DNA immunization targeting the skin: molecular control of adaptive immunity

Abstract

DNA-based immunization represents a novel approach for vaccine development. Recombinant DNA techniques are used to clone DNA sequences encoding antigens of choice into eukaryotic expression plasmids, which are readily and economically amplified in bacteria and recovered with a high degree of purity. For immunization, plasmid DNA is either coated onto microscopic gold particles and bombarded into skin using a gene gun or injected into skin or muscle. Expression of administered genes results in the induction of humoral and cellular immune responses against the encoded antigen. DNA immunization is capable of inducing protective immunity in a number of animal models of infectious disease and cancer. Recent studies suggest that antigen-specific cytotoxic T lymphocyte induction occurs through the presentation of appropriate peptides in the context of major histocompatibility complex molecules on bone marrow-derived professional antigen presenting cells.
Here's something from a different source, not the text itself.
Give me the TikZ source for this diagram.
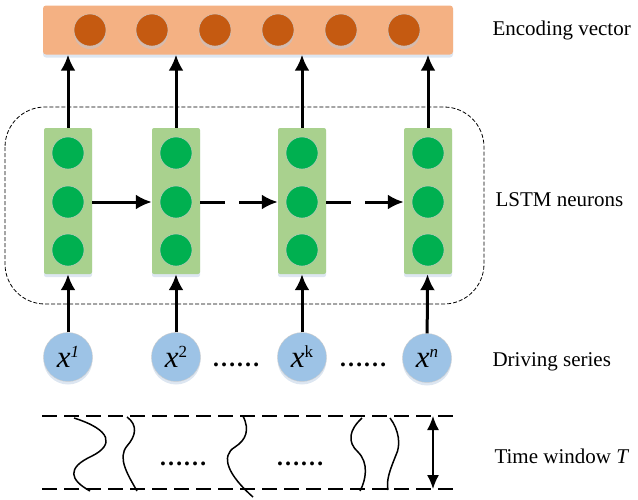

Following DNA inoculation into the skin, Langerhans cells and/or dermal dendritic cells are believed to acquire the newly synthesized antigen, either through direct transfection or via antigen uptake from transfected keratinocytes, and migrate to regional lymph nodes where they stimulate primary T cell responses. The nature of the immune response depends on the route, method, and timing of DNA delivery and can also be influenced by co-delivery of plasmids encoding immunomodulating cytokines like IFN-alpha, IL-2, or IL-12 and costimulatory molecules like B7-1. While many aspects of the biology of cutaneous DNA immunization remain unknown, the skin appears to offer unique potential as a target for DNA-based immunization.